By now you’ve probably heard something about shonen-ai, the manga genre that translates as “boys’ love”. Shonen-ai is usually written by women, for women; it involves beautiful boys experiencing some kind of love for a member of their own gender, from the platonic to the sexual. Shonen-ai is just now starting to appear in the U.S., and American readers may not know what to make of it. Is this a positive portrayal of homosexuality? Are these characters actually gay? If not, what does it all mean?
As readers looking at the literature of a different culture, we’re bound to find some aspects of manga puzzling or even disturbing. This has rarely affected my enjoyment of manga in the past, but it did with Gravitation. On one level, it’s a rock and roll soap opera about a young wannabe star named Shuichi and his struggle to make it in the music business. On another level, it’s a teen comedy with a lot of appealing characters. You could also look at it as a traditional romance: 18 year old Shuichi falls hard for the older, more experienced Eiri. Eiri is mysterious, forbidding, even cold. Can Shuichi crack his shell?
Gravitation has a host of loyal fans who love its attractive guys, recording industry machinations, and silly humor. I enjoyed the affectionate relationship between Shuichi and his best friend Hiro, and the comic relief of Shuichi’s little sister. What brought me up short was the inequality of the relationship between Shuichi and Eiri. The object of our hero’s affections never shows his human side, making Shuichi’s continued devotion puzzling. Fans of the series report that later volumes reveal what happened in Eiri’s past to make him the way he is, but the first two volumes give us no reason to like him. Then there’s Shuichi and Eiri’s first sexual encounter, which is disturbingly close to rape. While Japanese culture may not view consent the way I do (and to be fair, American culture isn’t always so sensitive either), I found the sexual dynamics of Gravitation problematic. Shuichi’s resistance may just be a token protest, but he doesn’t seem to get any pleasure out of the relationship.

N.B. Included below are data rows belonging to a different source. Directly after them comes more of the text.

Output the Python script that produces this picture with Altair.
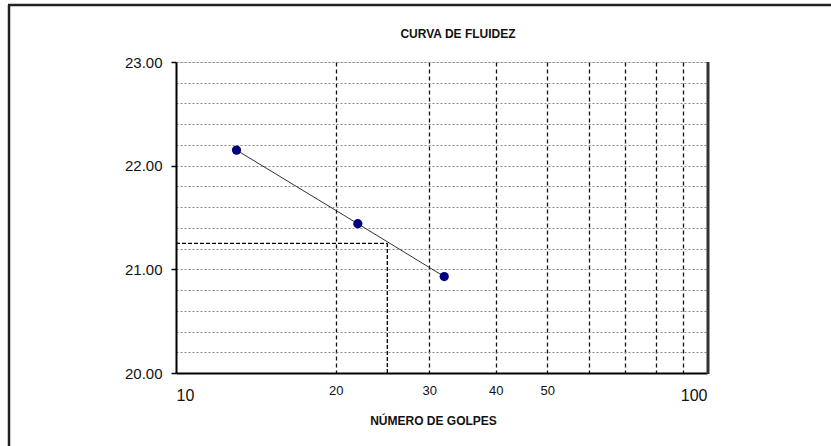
import altair as alt
import pandas as pd

# Data
golpes = [13, 22, 32]
humedad = [22.15, 21.44, 20.93]

ref_golpes = 25
ref_humedad = 21.25

x_min, x_max = 10, 100
y_min, y_max = 20.0, 23.0

x_tick_values = [10, 20, 30, 40, 50, 60, 70, 80, 90, 100]
x_label_values = [10, 20, 30, 40, 50, 100]
y_tick_values = [20.0, 20.2, 20.4, 20.6, 20.8, 21.0, 21.2, 21.4, 21.6, 21.8,
                 22.0, 22.2, 22.4, 22.6, 22.8, 23.0]

chart_title = "CURVA DE FLUIDEZ"
x_title = "NÚMERO DE GOLPES"

pts = pd.DataFrame({"g": golpes, "h": humedad})
href = pd.DataFrame({"x0": [x_min], "x1": [ref_golpes], "y": [ref_humedad]})
vref = pd.DataFrame({"x": [ref_golpes], "y0": [y_min], "y1": [ref_humedad]})
one = pd.DataFrame({"t": [chart_title]})

W, H = 531, 311

big = "datum.value == 10 || datum.value == 100"
is_major_y = "abs(datum.value - round(datum.value)) < 0.01"

xscale = alt.Scale(type="log", domain=[x_min, x_max], nice=False)
yscale = alt.Scale(domain=[y_min, y_max], nice=False, zero=False)

xaxis = alt.Axis(
    values=x_tick_values,
    tickCount=30,
    labelExpr="indexof([10,20,30,40,50,100], datum.value) >= 0 ? datum.label : ''",
    format="d",
    ticks=False,
    labelOverlap=False,
    labelFont="Liberation Sans",
    labelColor="#111",
    labelFontSize={"condition": {"test": big, "value": 16}, "value": 13},
    labelPadding={"condition": {"test": big, "value": 14}, "value": 11},
    grid=True,
    gridColor="#111",
    gridDash=[4, 3],
    gridWidth=1.3,
    gridOpacity={"condition": {"test": big, "value": 0}, "value": 1},
    domainColor="#000",
    domainWidth=2,
    title=x_title,
    titleFont="Liberation Sans",
    titleFontSize=12,
    titleFontWeight="bold",
    titleColor="#111",
    titleX=257,
    titleY=51,
    titleBaseline="alphabetic",
    titleAnchor="middle",
)

yaxis = alt.Axis(
    values=y_tick_values,
    tickCount=40,
    labelExpr=f"{is_major_y} ? format(datum.value, '.2f') : ''",
    labelOverlap=False,
    labelFont="Liberation Sans",
    labelFontSize=15,
    labelColor="#111",
    labelPadding=9,
    labelBaseline="middle",
    tickSize=5,
    tickColor="#000",
    tickWidth=1.5,
    tickOpacity={"condition": {"test": is_major_y, "value": 1}, "value": 0},
    grid=True,
    gridColor="#8a8a8a",
    gridDash=[2, 2],
    gridWidth=1.2,
    domainColor="#000",
    domainWidth=2,
    title=None,
)

base_pts = alt.Chart(pts)

line = base_pts.mark_line(color="#333333", strokeWidth=1).encode(
    x=alt.X("g:Q", scale=xscale, axis=xaxis),
    y=alt.Y("h:Q", scale=yscale, axis=yaxis),
)

dots = base_pts.mark_circle(size=85, color="#000080", opacity=1).encode(
    x=alt.X("g:Q", scale=xscale),
    y=alt.Y("h:Q", scale=yscale),
)

hline = alt.Chart(href).mark_rule(color="#000", strokeDash=[4, 2], strokeWidth=1.3).encode(
    x=alt.X("x0:Q", scale=xscale), x2="x1:Q", y=alt.Y("y:Q", scale=yscale)
)
vline = alt.Chart(vref).mark_rule(color="#000", strokeDash=[4, 2], strokeWidth=1.3).encode(
    x=alt.X("x:Q", scale=xscale), y=alt.Y("y0:Q", scale=yscale), y2="y1:Q"
)

deco = alt.Chart(one)

title_text = deco.mark_text(
    font="Liberation Sans", fontSize=12, fontWeight="bold", color="#111",
    align="center", baseline="alphabetic",
).encode(x=alt.value(282), y=alt.value(-24), text="t:N")

# plot frame right edge and outer picture frame
right_edge = deco.mark_rule(color="#333", strokeWidth=3).encode(
    x=alt.value(W + 1), y=alt.value(0), y2=alt.value(H + 1)
)
outer_left = deco.mark_rule(color="#222", strokeWidth=2.5).encode(
    x=alt.value(-167), y=alt.value(-57), y2=alt.value(H + 80)
)
outer_top = deco.mark_rule(color="#222", strokeWidth=2.5).encode(
    x=alt.value(-168), x2=alt.value(W + 130), y=alt.value(-57)
)

chart = alt.layer(
    line, dots, hline, vline, right_edge, outer_left, outer_top, title_text
).properties(
    width=W,
    height=H,
    autosize=alt.AutoSizeParams(type="none"),
    padding={"left": 176, "top": 62, "right": 124, "bottom": 73},
).configure_view(stroke=None).configure(background="white")

chart.save("out.html", embed_options={"renderer": "svg", "actions": False})
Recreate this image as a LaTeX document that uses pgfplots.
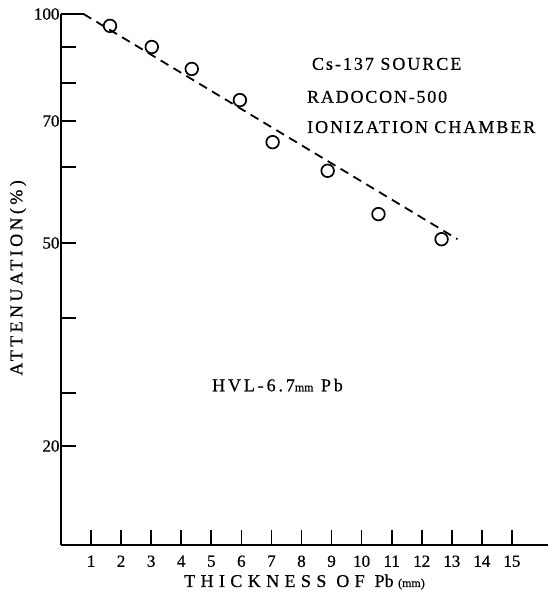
\documentclass[border=0pt]{standalone}
\usepackage{fontspec}
\setmainfont{Liberation Serif}[FakeBold=0.6]
\usepackage{pgfplots}
\pgfplotsset{compat=1.18}
\begin{document}
\begin{tikzpicture}
\useasboundingbox (-61pt,-51pt) rectangle (496pt,545pt);
\begin{axis}[
  scale only axis,
  width=487pt, height=531pt,
  xmin=0, xmax=16.2,
  ymin=1.32, ymax=100,
  y coord trafo/.code={\pgfmathparse{#1<=30 ? 99+(#1-20)*5.3 : (#1<=50 ? 152+(#1-30)*7.5 : (#1<=60 ? 302+(#1-50)*7.6 : (#1<=70 ? 378+(#1-60)*4.6 : (#1<=80 ? 424+(#1-70)*3.8 : (#1<=90 ? 462+(#1-80)*3.6 : 498+(#1-90)*3.3)))))}},
  axis x line*=bottom, axis y line*=left,
  axis line style={line width=1.8pt,-},
  tick align=inside,
  major tick length=15pt,
  tick style={line width=1.7pt,black},
  xtick={1,2,...,15},
  ytick={20,30,40,50,60,70,80,90,100},
  yticklabels={20,,,50,,70,,,100},
  /pgf/number format/assume math mode=true,
  ticklabel style={font=\fontsize{17}{19}\selectfont},
  xticklabel style={yshift=-7pt},
  yticklabel style={xshift=2pt},
  xlabel={\addfontfeature{LetterSpace=30}THICKNESS OF P\addfontfeature{LetterSpace=0}b {\fontsize{12}{13}\selectfont\addfontfeature{LetterSpace=0}(mm)}},
  ylabel={\addfontfeature{LetterSpace=19}ATTENUATION(\%)},
  label style={font=\fontsize{18}{20}\selectfont},
  xlabel style={at={(axis description cs:0.5,-0.0697)}, anchor=center},
  ylabel style={at={(axis description cs:-0.0883,0.503)}, anchor=center},
  clip=false,
]
\addplot[black, line width=1.8pt] coordinates {(0,100) (0.75,100)};
\addplot[black, line width=1.8pt, dash pattern=on 9pt off 6pt] coordinates {(0.75,100) (13.19,50.5)};
\addplot[only marks, mark=o, mark size=6.3pt, mark options={line width=1.7pt, black}] coordinates {
(1.63,96.4) (3.02,90.0) (4.35,83.9) (5.95,75.5) (7.04,65.4) (8.87,59.5) (10.56,53.8) (12.66,50.5)};
\node[anchor=west, inner sep=0pt, font=\fontsize{18}{20}\selectfont\addfontfeature{LetterSpace=11}] at (axis description cs:0.515,0.906) {Cs-137 SOURCE};
\node[anchor=west, inner sep=0pt, font=\fontsize{18}{20}\selectfont\addfontfeature{LetterSpace=10}] at (axis description cs:0.505,0.844) {RADOCON-500};
\node[anchor=west, inner sep=0pt, font=\fontsize{18}{20}\selectfont\addfontfeature{LetterSpace=11}] at (axis description cs:0.505,0.787) {IONIZATION CHAMBER};
\node[anchor=west, inner sep=0pt, font=\fontsize{18}{20}\selectfont\addfontfeature{LetterSpace=16}] at (axis description cs:0.310,0.301) {HVL-6.7{\fontsize{12}{13}\selectfont\addfontfeature{LetterSpace=0}mm} Pb};
\end{axis}
\end{tikzpicture}
\end{document}
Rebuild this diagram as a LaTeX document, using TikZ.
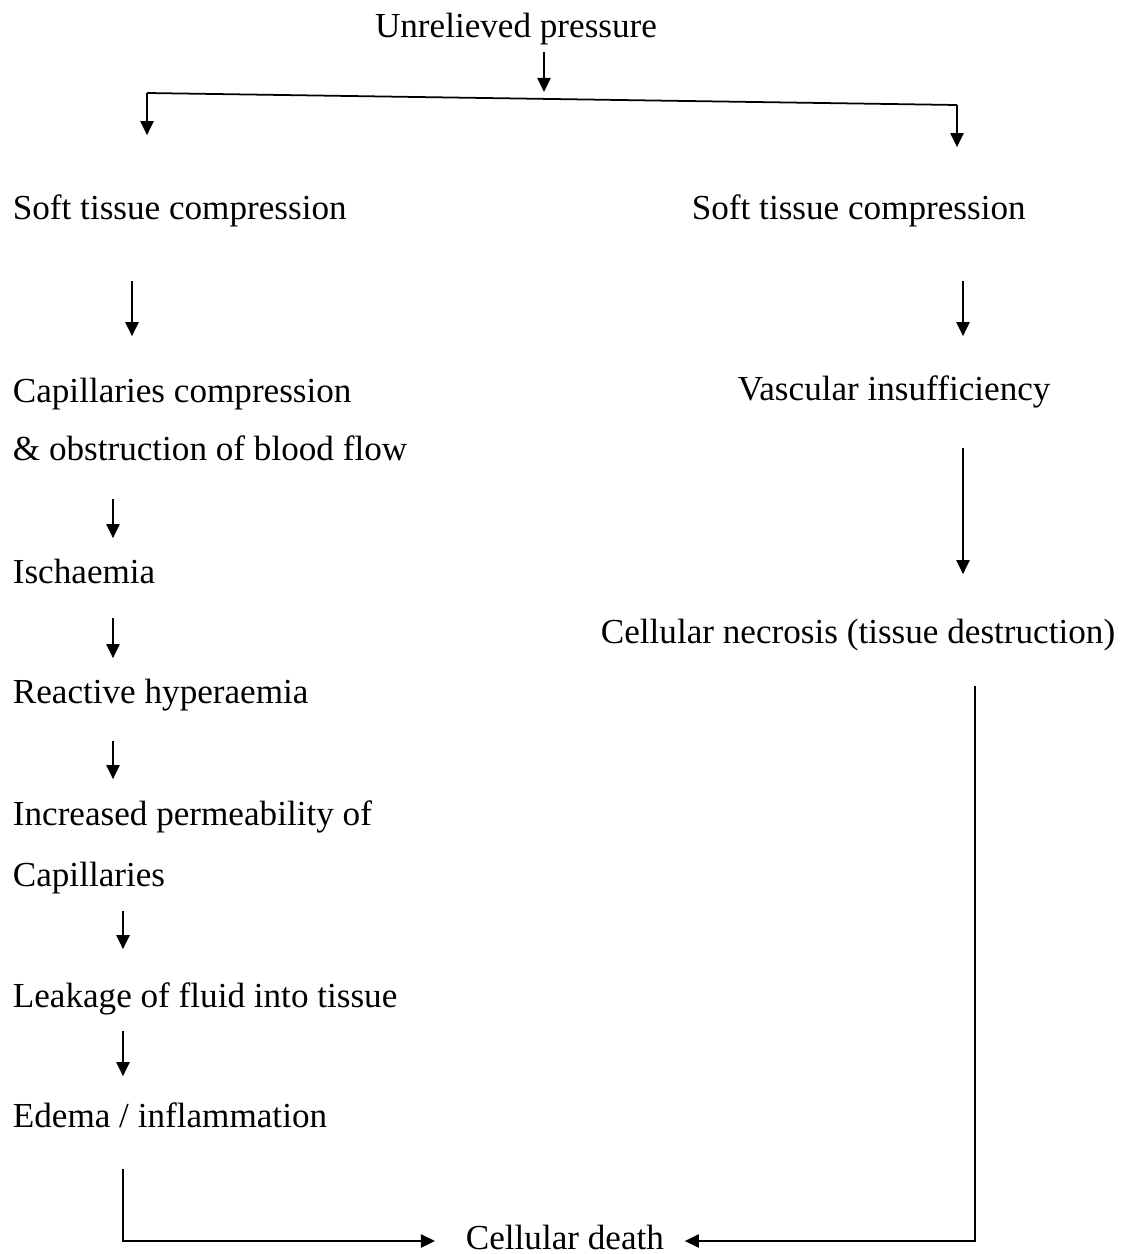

Readers should be aware that shonen-ai comics don’t claim to represent real gay relationships in Japan or the U.S. This doesn’t mean we shouldn’t scrutenize their portrayals. Tokyopop’s FAKE, the only other manga available right now that depicts an overtly romantic relationship between men, is aimed at adults. While FAKE‘s Dee sometimes comes on strong, it’s clear that he cares enough about Ryo to respect his limits. Perhaps future shonen-ai translations will offer something better for teen collections. While I wouldn’t necessarily discourage librarians from considering Gravitation, they should think about who its audience will be and what that audience may take away from it.